Make DataLoader objects for training and validation datasets.

Makes torch.utils.data.DataLoader and torch.utils.data.distributed.DistributedSampler objects for self.training and self.validation. The DataLoader class allows data streaming such that only a manageable collection of data batches is loaded into memory at any given time, as opposed to loading the entire dataset into memory at once. (Even memory-optimized pre-observed datasets may occupy 100s of GiBs at scale.) Assigns all excess CPU processes as DataLoader workers. These workers load tensors from the disk onto the CPU asynchronously while each primary torchrun GPU manager process executes the main training loop, to include forward and backward passes, step computations, and stats logging.
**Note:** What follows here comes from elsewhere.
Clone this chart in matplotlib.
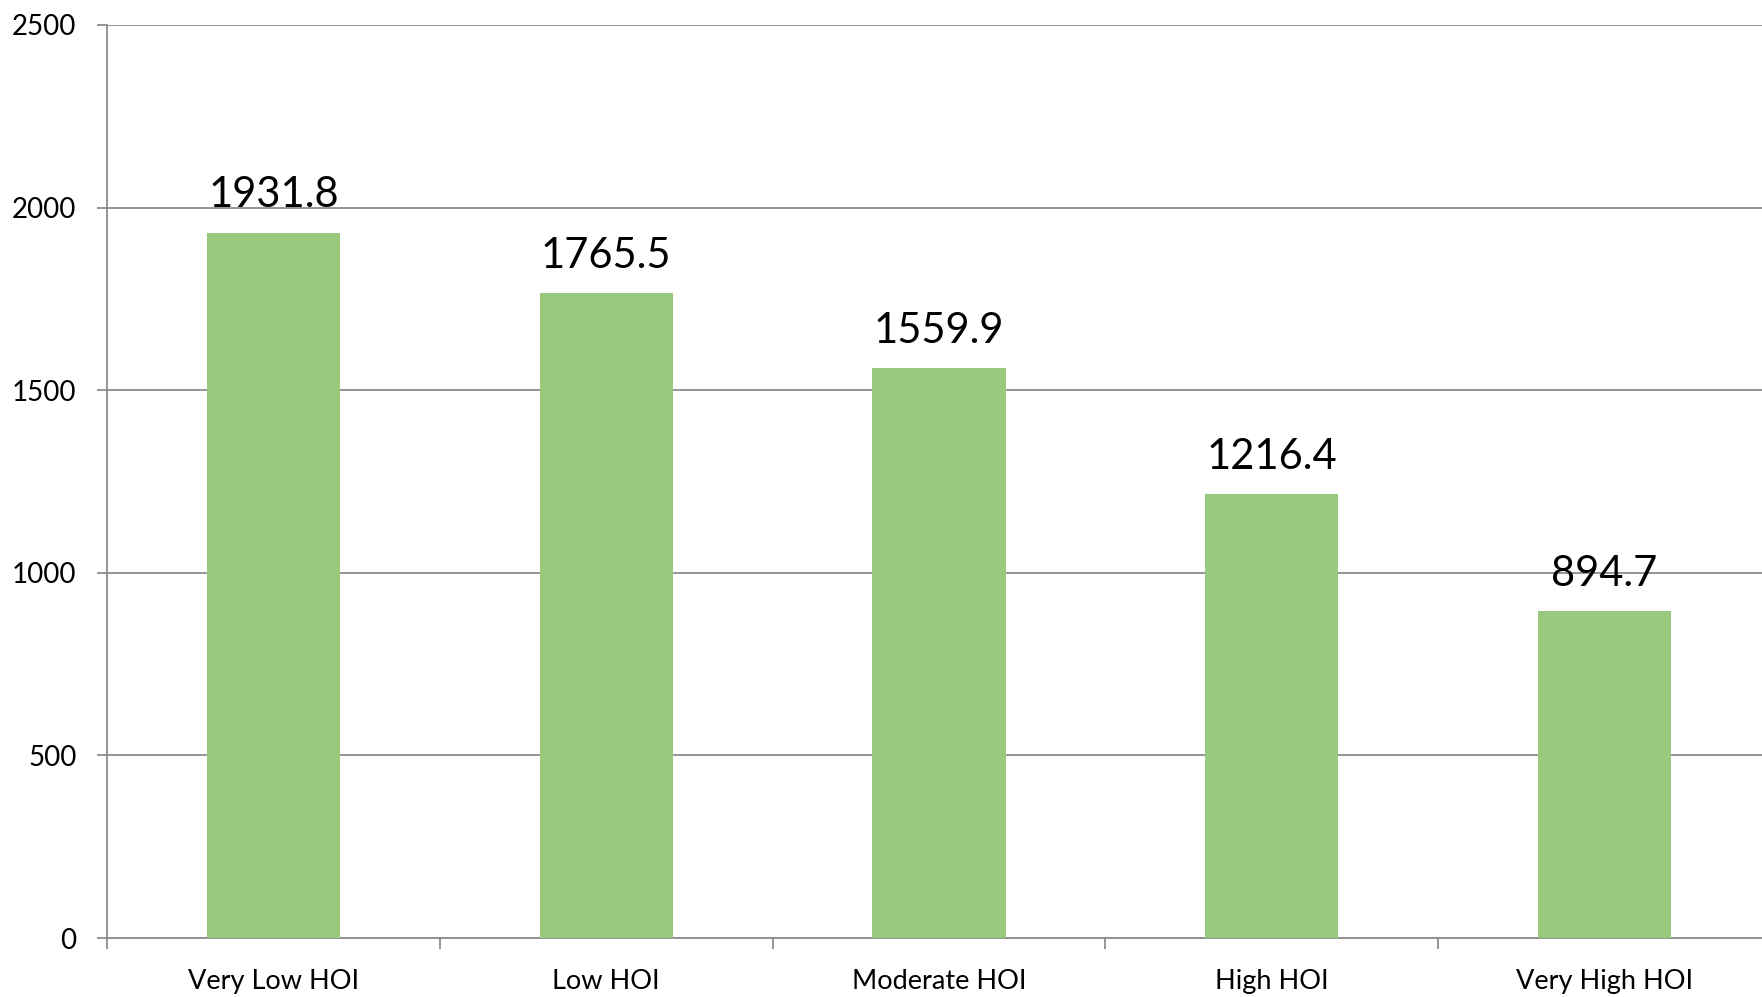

In practice, loading time from disk to CPU is the primary compute bottleneck during training--not forwards/backwards pass computation, so allocating extra worker processes via SLURM is highly recommended even if training on only one GPU.

Parameters:

Name	Type	Description	Default
`cpus_per_gpu`	`int`	The number of CPU processes per GPU. Used to compute `num_workers = cpus_per_gpu - 1`.	required

Returns:

Type	Description
`tuple[DistributedSampler, DataLoader, DistributedSampler, DataLoader]`	A tuple of: `training_sampler (torch.utils.data.distributed.DistributedSampler)`, `training_dataloader (torch.utils.data.DataLoader)`, `validation_sampler (torch.utils.data.distributed.DistributedSampler)`, `validation_dataloader (torch.utils.data.DataLoader)`.

Source code in iris/arepo_processing.py

def make_training_and_validation_dataloaders(self, cpus_per_gpu: int) -> tuple[
    torch.utils.data.distributed.DistributedSampler,
    torch.utils.data.DataLoader,
    torch.utils.data.distributed.DistributedSampler,
    torch.utils.data.DataLoader]:
    """
    Make `DataLoader` objects for training and validation datasets.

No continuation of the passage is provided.